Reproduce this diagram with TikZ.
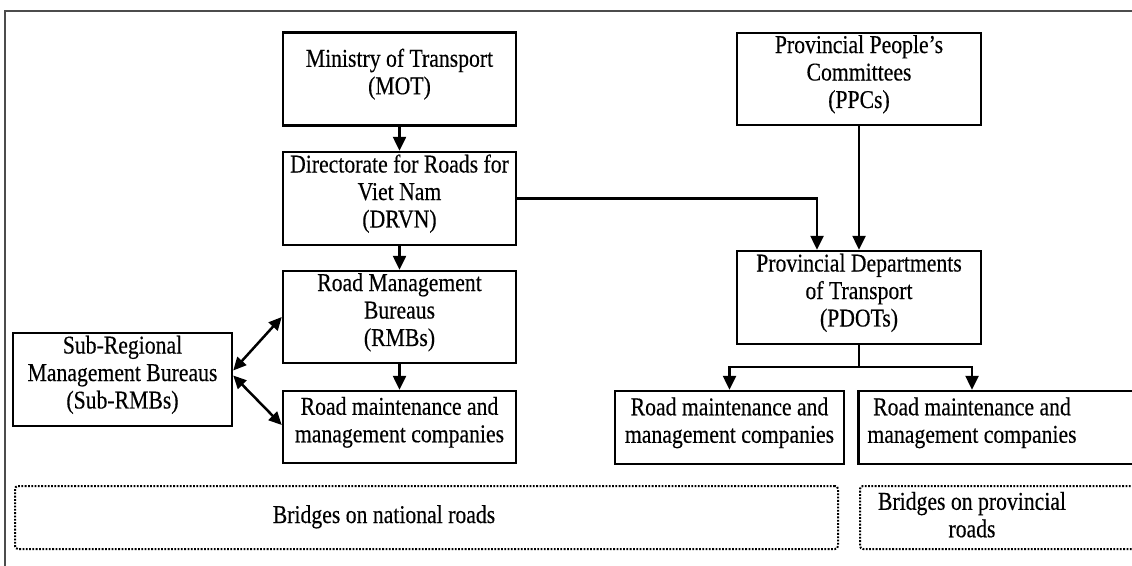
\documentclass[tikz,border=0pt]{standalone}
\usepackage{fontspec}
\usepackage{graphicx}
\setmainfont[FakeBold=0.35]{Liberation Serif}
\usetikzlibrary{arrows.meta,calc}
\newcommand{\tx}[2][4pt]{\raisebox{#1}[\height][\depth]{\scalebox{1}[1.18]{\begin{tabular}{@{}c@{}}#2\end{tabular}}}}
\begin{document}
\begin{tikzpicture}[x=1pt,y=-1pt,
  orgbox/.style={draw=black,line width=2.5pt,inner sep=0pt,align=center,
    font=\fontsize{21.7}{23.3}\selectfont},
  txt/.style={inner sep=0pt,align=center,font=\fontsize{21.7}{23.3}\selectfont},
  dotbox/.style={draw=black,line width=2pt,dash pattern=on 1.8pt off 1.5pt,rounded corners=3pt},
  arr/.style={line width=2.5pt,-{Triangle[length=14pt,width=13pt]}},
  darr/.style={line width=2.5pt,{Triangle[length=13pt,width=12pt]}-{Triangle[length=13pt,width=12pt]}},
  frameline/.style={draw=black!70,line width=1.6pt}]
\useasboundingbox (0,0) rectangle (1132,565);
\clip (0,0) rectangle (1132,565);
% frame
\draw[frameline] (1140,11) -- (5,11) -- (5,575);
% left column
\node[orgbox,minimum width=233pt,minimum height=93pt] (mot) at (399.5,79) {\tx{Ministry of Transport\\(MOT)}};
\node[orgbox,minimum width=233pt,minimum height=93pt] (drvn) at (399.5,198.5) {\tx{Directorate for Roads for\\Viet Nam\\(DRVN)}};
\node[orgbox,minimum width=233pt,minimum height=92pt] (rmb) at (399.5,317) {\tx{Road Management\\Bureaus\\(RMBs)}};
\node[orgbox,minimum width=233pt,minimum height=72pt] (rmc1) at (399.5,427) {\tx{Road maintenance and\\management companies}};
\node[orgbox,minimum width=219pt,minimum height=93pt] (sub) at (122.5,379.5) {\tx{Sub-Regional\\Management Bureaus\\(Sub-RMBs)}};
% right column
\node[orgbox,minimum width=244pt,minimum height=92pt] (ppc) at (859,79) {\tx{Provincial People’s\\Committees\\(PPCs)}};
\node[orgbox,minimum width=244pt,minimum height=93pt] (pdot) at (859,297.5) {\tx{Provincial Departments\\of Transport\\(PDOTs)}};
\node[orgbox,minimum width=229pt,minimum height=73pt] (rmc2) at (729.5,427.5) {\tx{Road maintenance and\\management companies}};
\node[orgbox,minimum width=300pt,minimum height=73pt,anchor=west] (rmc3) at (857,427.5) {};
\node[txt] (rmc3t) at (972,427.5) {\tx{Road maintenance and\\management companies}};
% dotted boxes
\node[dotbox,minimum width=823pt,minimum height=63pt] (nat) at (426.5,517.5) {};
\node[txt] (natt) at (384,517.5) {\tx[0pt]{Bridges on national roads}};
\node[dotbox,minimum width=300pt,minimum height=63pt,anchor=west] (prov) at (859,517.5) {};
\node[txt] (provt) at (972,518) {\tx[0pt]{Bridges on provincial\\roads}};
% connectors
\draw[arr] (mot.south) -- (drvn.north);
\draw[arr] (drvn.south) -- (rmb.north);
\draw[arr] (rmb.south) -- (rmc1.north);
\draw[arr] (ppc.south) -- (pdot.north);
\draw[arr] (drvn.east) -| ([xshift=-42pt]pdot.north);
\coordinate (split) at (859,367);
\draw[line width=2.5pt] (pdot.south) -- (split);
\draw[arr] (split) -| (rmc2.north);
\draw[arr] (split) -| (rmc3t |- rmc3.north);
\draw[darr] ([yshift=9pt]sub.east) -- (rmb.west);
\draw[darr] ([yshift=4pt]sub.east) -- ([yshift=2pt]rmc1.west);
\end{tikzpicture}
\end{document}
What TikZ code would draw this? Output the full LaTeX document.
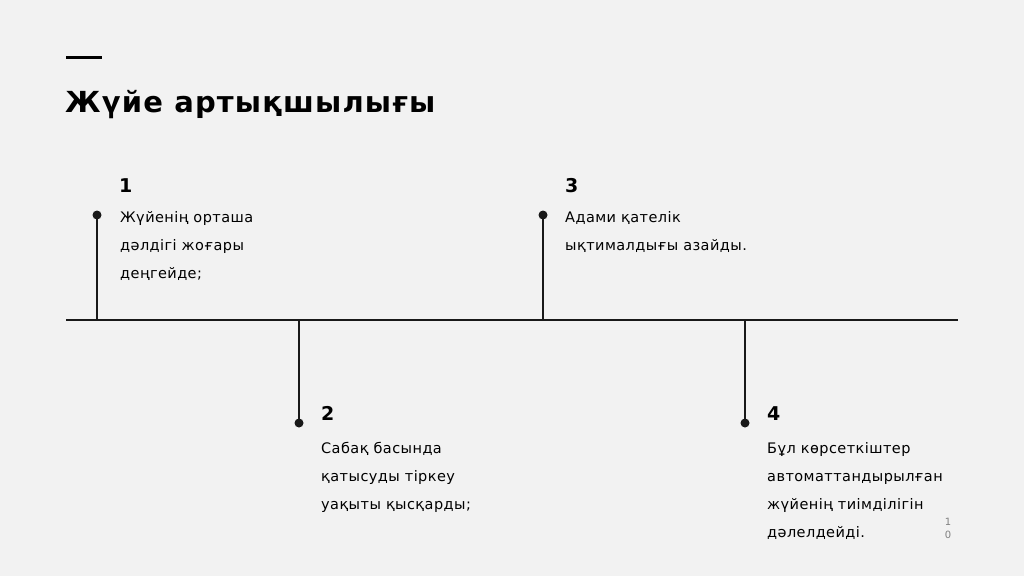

= = = =

Working from the lines above, reproduce the material exactly and exclude its pictures.

Reproduce this diagram with TikZ.
\documentclass[tikz,border=0pt]{standalone}
\usepackage{fontspec}
\usepackage{graphicx}
\setmainfont[FakeBold=0.35]{Liberation Serif}
\usetikzlibrary{arrows.meta,calc}
\newcommand{\tx}[2][4pt]{\raisebox{#1}[\height][\depth]{\scalebox{1}[1.18]{\begin{tabular}{@{}c@{}}#2\end{tabular}}}}
\begin{document}
\begin{tikzpicture}[x=1pt,y=-1pt,
  orgbox/.style={draw=black,line width=2.5pt,inner sep=0pt,align=center,
    font=\fontsize{21.7}{23.3}\selectfont},
  txt/.style={inner sep=0pt,align=center,font=\fontsize{21.7}{23.3}\selectfont},
  dotbox/.style={draw=black,line width=2pt,dash pattern=on 1.8pt off 1.5pt,rounded corners=3pt},
  arr/.style={line width=2.5pt,-{Triangle[length=14pt,width=13pt]}},
  darr/.style={line width=2.5pt,{Triangle[length=13pt,width=12pt]}-{Triangle[length=13pt,width=12pt]}},
  frameline/.style={draw=black!70,line width=1.6pt}]
\useasboundingbox (0,0) rectangle (1132,565);
\clip (0,0) rectangle (1132,565);
% frame
\draw[frameline] (1140,11) -- (5,11) -- (5,575);
% left column
\node[orgbox,minimum width=233pt,minimum height=93pt] (mot) at (399.5,79) {\tx{Ministry of Transport\\(MOT)}};
\node[orgbox,minimum width=233pt,minimum height=93pt] (drvn) at (399.5,198.5) {\tx{Directorate for Roads for\\Viet Nam\\(DRVN)}};
\node[orgbox,minimum width=233pt,minimum height=92pt] (rmb) at (399.5,317) {\tx{Road Management\\Bureaus\\(RMBs)}};
\node[orgbox,minimum width=233pt,minimum height=72pt] (rmc1) at (399.5,427) {\tx{Road maintenance and\\management companies}};
\node[orgbox,minimum width=219pt,minimum height=93pt] (sub) at (122.5,379.5) {\tx{Sub-Regional\\Management Bureaus\\(Sub-RMBs)}};
% right column
\node[orgbox,minimum width=244pt,minimum height=92pt] (ppc) at (859,79) {\tx{Provincial People’s\\Committees\\(PPCs)}};
\node[orgbox,minimum width=244pt,minimum height=93pt] (pdot) at (859,297.5) {\tx{Provincial Departments\\of Transport\\(PDOTs)}};
\node[orgbox,minimum width=229pt,minimum height=73pt] (rmc2) at (729.5,427.5) {\tx{Road maintenance and\\management companies}};
\node[orgbox,minimum width=300pt,minimum height=73pt,anchor=west] (rmc3) at (857,427.5) {};
\node[txt] (rmc3t) at (972,427.5) {\tx{Road maintenance and\\management companies}};
% dotted boxes
\node[dotbox,minimum width=823pt,minimum height=63pt] (nat) at (426.5,517.5) {};
\node[txt] (natt) at (384,517.5) {\tx[0pt]{Bridges on national roads}};
\node[dotbox,minimum width=300pt,minimum height=63pt,anchor=west] (prov) at (859,517.5) {};
\node[txt] (provt) at (972,518) {\tx[0pt]{Bridges on provincial\\roads}};
% connectors
\draw[arr] (mot.south) -- (drvn.north);
\draw[arr] (drvn.south) -- (rmb.north);
\draw[arr] (rmb.south) -- (rmc1.north);
\draw[arr] (ppc.south) -- (pdot.north);
\draw[arr] (drvn.east) -| ([xshift=-42pt]pdot.north);
\coordinate (split) at (859,367);
\draw[line width=2.5pt] (pdot.south) -- (split);
\draw[arr] (split) -| (rmc2.north);
\draw[arr] (split) -| (rmc3t |- rmc3.north);
\draw[darr] ([yshift=9pt]sub.east) -- (rmb.west);
\draw[darr] ([yshift=4pt]sub.east) -- ([yshift=2pt]rmc1.west);
\end{tikzpicture}
\end{document}
What TikZ code would draw this? Output the full LaTeX document.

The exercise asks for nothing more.